The row selector expression is generated by a parser generated by yacc. The parser converts the expression into a binary tree. It then checks to see if the expression can be optimized by pre-evaluating row number range subexpressions. If the expression can be optimized, the parser walks the binary tree, evaluating the row number subexpressions and snipping them out of the tree. The modified tree is then converted into postorder pseudo-code. The result of the row number expression is stored as a set of row ranges. If there was no row number subexpression in the original expression, the row number range includes all the rows in the table.
The expression is evaluated for a single row by first checking to see if the row number is in the set of row ranges. If not, the expression is false for that row. If it is, the pseudo-code is evaluated. The evaluator is implemented as a simple select statement in a loop. Values in the table columns are compared to the constants stored in the pseudo-code. The result of the comparison is pushed on a stack.
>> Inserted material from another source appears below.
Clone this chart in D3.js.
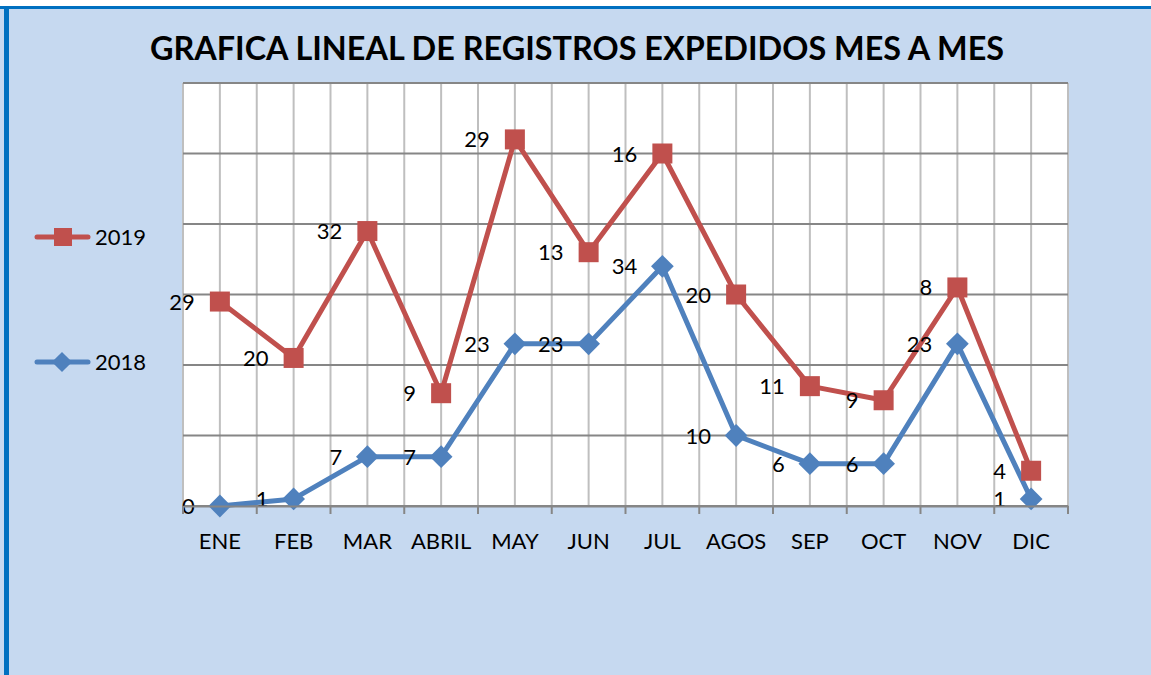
<!DOCTYPE html>
<html>
<head>
<meta charset="utf-8">
<script src="https://cdn.jsdelivr.net/npm/d3@7"></script>
<style>
  body { margin: 0; background: #fff; }
  svg { display: block; font-family: Lato, "Open Sans", sans-serif; }
</style>
</head>
<body>
<div id="chart"></div>
<script>
const meses = ["ENE", "FEB", "MAR", "ABRIL", "MAY", "JUN", "JUL", "AGOS", "SEP", "OCT", "NOV", "DIC"];
const val2018 = [0, 1, 7, 7, 23, 23, 34, 10, 6, 6, 23, 1];
const val2019 = [29, 20, 32, 9, 29, 13, 16, 20, 11, 9, 8, 4];
const yTicks = [0, 10, 20, 30, 40, 50, 60];

const width = 1151;
const height = 675;
const red = "#C0504D";
const blue = "#4F81BD";

const svg = d3.select("#chart").append("svg").attr("width", width).attr("height", height);

// fondo y borde
svg.append("rect").attr("x", 0).attr("y", 7).attr("width", width).attr("height", height - 7).attr("fill", "#C6D9F0");
svg.append("rect").attr("x", 0).attr("y", 6).attr("width", width).attr("height", 3).attr("fill", "#0070C0");
svg.append("rect").attr("x", 4).attr("y", 6).attr("width", 5).attr("height", height - 6).attr("fill", "#0070C0");

svg.append("text")
    .attr("x", 577).attr("y", 60)
    .attr("text-anchor", "middle")
    .attr("font-size", 32.4).attr("font-weight", "bold")
    .attr("fill", "#000")
    .text("GRAFICA LINEAL DE REGISTROS EXPEDIDOS MES A MES");

const pLeft = 183, pRight = 1068, pTop = 83, pBottom = 506;

const xBand = d3.scaleBand().domain(meses).range([pLeft, pRight]);
const xScale = (i) => xBand(meses[i]) + xBand.bandwidth() / 2;
const yScale = d3.scaleLinear().domain([0, 60]).range([pBottom, pTop]);

const plot = svg.append("g");
plot.append("rect").attr("x", pLeft).attr("y", pTop).attr("width", pRight - pLeft).attr("height", pBottom - pTop).attr("fill", "#fff");

// lineas verticales (centros y limites)
const vlines = [];
meses.forEach((m, i) => { vlines.push(xBand(m)); vlines.push(xScale(i)); });
vlines.push(pRight);
plot.selectAll(".vline").data(vlines).enter().append("line")
    .attr("x1", (d) => d).attr("x2", (d) => d)
    .attr("y1", pTop).attr("y2", pBottom)
    .attr("stroke", "#BFBFBF").attr("stroke-width", 2);

plot.selectAll(".hline").data(yTicks).enter().append("line")
    .attr("x1", pLeft).attr("x2", pRight)
    .attr("y1", (d) => yScale(d)).attr("y2", (d) => yScale(d))
    .attr("stroke", "#868686").attr("stroke-width", 2);

// eje x
const xAxis = d3.axisBottom(xBand).tickSize(0).tickPadding(27);
const gx = svg.append("g").attr("transform", `translate(0,${pBottom})`).call(xAxis);
gx.select(".domain").attr("stroke", "#868686").attr("stroke-width", 2);
gx.selectAll("text").attr("font-size", 22).attr("fill", "#000").attr("font-family", "Lato, sans-serif");
const bounds = meses.map((m) => xBand(m)).concat([pRight]);
gx.selectAll(".bt").data(bounds).enter().append("line")
    .attr("x1", (d) => d).attr("x2", (d) => d).attr("y1", 0).attr("y2", 8)
    .attr("stroke", "#868686").attr("stroke-width", 2);

// series apiladas
const stacked2019 = val2019.map((v, i) => v + val2018[i]);
const line = d3.line().x((d, i) => xScale(i)).y((d) => yScale(d));

plot.append("path").datum(val2018).attr("d", line).attr("fill", "none").attr("stroke", blue).attr("stroke-width", 5).attr("stroke-linejoin", "round");
plot.append("path").datum(stacked2019).attr("d", line).attr("fill", "none").attr("stroke", red).attr("stroke-width", 5).attr("stroke-linejoin", "round");

const diamond = d3.symbol().type(d3.symbolDiamond2).size(330);
plot.selectAll(".m18").data(val2018).enter().append("path")
    .attr("d", diamond)
    .attr("transform", (d, i) => `translate(${xScale(i)},${yScale(d)})`)
    .attr("fill", blue);
plot.selectAll(".m19").data(stacked2019).enter().append("rect")
    .attr("x", (d, i) => xScale(i) - 10).attr("y", (d) => yScale(d) - 10)
    .attr("width", 20).attr("height", 20)
    .attr("fill", red);

// etiquetas
plot.selectAll(".l18").data(val2018).enter().append("text")
    .attr("x", (d, i) => xScale(i) - 25).attr("y", (d) => yScale(d) + 8)
    .attr("text-anchor", "end").attr("font-size", 22).attr("fill", "#000")
    .text((d) => d);
plot.selectAll(".l19").data(val2019).enter().append("text")
    .attr("x", (d, i) => xScale(i) - 25).attr("y", (d, i) => yScale(stacked2019[i]) + 8)
    .attr("text-anchor", "end").attr("font-size", 22).attr("fill", "#000")
    .text((d) => d);

// leyenda
const series = [{ name: "2019", color: red, y: 237 }, { name: "2018", color: blue, y: 362 }];
const leg = svg.selectAll(".leg").data(series).enter().append("g");
leg.append("line").attr("x1", 37).attr("x2", 88).attr("y1", (d) => d.y).attr("y2", (d) => d.y)
    .attr("stroke", (d) => d.color).attr("stroke-width", 5).attr("stroke-linecap", "round");
leg.filter((d) => d.name === "2019").append("rect")
    .attr("x", 54).attr("y", (d) => d.y - 9).attr("width", 18).attr("height", 18).attr("fill", red);
leg.filter((d) => d.name === "2018").append("path")
    .attr("d", d3.symbol().type(d3.symbolDiamond2).size(260))
    .attr("transform", (d) => `translate(62,${d.y})`).attr("fill", blue);
leg.append("text").attr("x", 95).attr("y", (d) => d.y + 8)
    .attr("font-size", 22).attr("fill", "#000").text((d) => d.name);
</script>
</body>
</html>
At the end of the evaluation of the pseudo-code, only a single value remains on the stack, which is returned as the result of the evaluation.
Each pseudo-code instruction contains six fields: the operation field, the column field, the true and false jump fields, and the low and high value fields. Not every field is used in each instruction. If a field is not used it is set to zero. The operation field contains an integer code used to choose the branch of the select statement in the evaluator to execute. The column field contains the table column descriptor of the column operated on by the instruction. If set to zero, the row number is used in the operation instead. The jump fields contain the index of the next instruction to execute after the current instruction, depending on the result of the current operation. If the corresponding field is zero, the index is incremented by one instruction instead. The use of jump fields enables the expression evaluator to only compare values to a list until the first success or only check column values until the first failure, speeding up the evaluation of the expression. The value fields contain pointers into a string buffer containing the constant values used by the operation. Although all constants are stored as strings, the evaluator performs numeric as well as string comparisons. The type of comparison is encoded in the operation field.